1万円札の肖像になる渋沢栄一は起業家精神の権化
折しも有森隆著『創業家一族』(エムディーエムコーポレーション刊、税別定価1,800円)が刊行された。帯には「現代トップ企業44社の血縁物語」と謳っている。
かつて日本には起業家精神あふれる創業者がいた。起業家精神とは、新たな事業分野を開拓していてくために必要な発想力や想像力、リスクを恐れない勇敢さ、チャレンジしていく姿勢をいう。
2024年上半期をめどに発行される新1万円札の肖像に採用された渋沢栄一は、多くの会社設立や経営に関わり「資本主義の父」と呼ばれた。生涯で500社近くの会社設立、600の社会事業に関わった。
みずほ銀行、東京日動火災保険、東京証券取引所、王子製紙、東京ガス、東急、キリンホールディングスなど現在も業界を代表している企業が多数ある。
渋沢栄一は「起業家精神」の権化といえる人物だった。
100年に1度といわれるほど、産業構造が大きく転換している今日、起業家精神あふれる創業者の足跡をたどることを、著者は出版の動機としている。
上場ゴールは起業家精神の衰え
現在、「起業家精神」の衰えは拭えない。同書は「まえがき」で、日本を代表する起業家であり、カジュアル衣料「ユニクロ」を運営するファーストリテイリングの柳井正会長兼社長が、「このままでは日本は滅びる」と日本人にハッパをかけるところから書き始めている。
〈最悪ですから、日本は。この30年間、世界は急速に成長しています。日本は世界の最先端の国から、もう中位の国になっています。ひょっとしたら、発展途上国になるんじゃないかと僕は思うんですよ。
国民の所得は伸びず、企業はまだ製造業が優先でしょう。IoTとかAI(人工知能)、ロボティクスが重要だと言っていても、本格的に取り組む企業はほとんどありません。あるとしても、僕らみたいな老人が引っ張るような会社ばかりでしょう。僕らはまだ創業者ですけど、サラリーマンがたらい回して経営者を務める会社が多い。
起業家の多くも上場して引退するから、僕は「日本の起業家は引退興行」と言っています。今、成長しているのは本当の起業家が経営している企業だけです。
結局、この30年間に1つも成長せずに、稼げる人が1人もいない。30年間、負け続けているのに、そのことに気付いていません〉
起業家の資金調達は、かつてと比べると、数段容易になった。投資会社はITやニュービジネスの企業に先行投資する。目標は新規株式公開(IPO)。上場後の株式の売り出しで資金の回収を図るビジネスモデルだ。

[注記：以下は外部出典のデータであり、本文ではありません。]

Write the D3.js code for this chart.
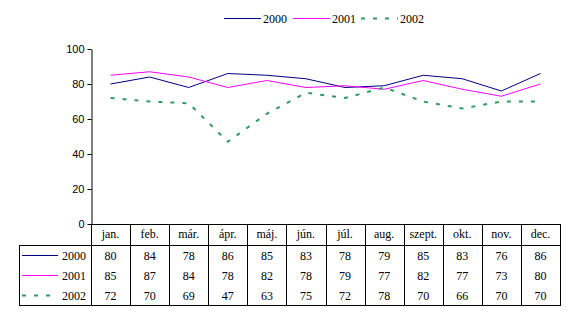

本来であれば、起業家にとって新規上場は事業家としてのスタートであるはずだ。自分が立ち上げた事業を開花させる。浮き沈みはあっても、その試練を乗り越えて真の経営者になれる。だが、上場ゴールの起業家があまりにも多い。二束三文の価値しかなかった株式が、上場によって巨万の富をもたらす。一夜にして億万長者に生まれ変わる。荒野に挑む意欲も熱情も喪失する。ユニクロの柳井正氏の言葉を借りれば、「日本の起業家は引退興行」となる。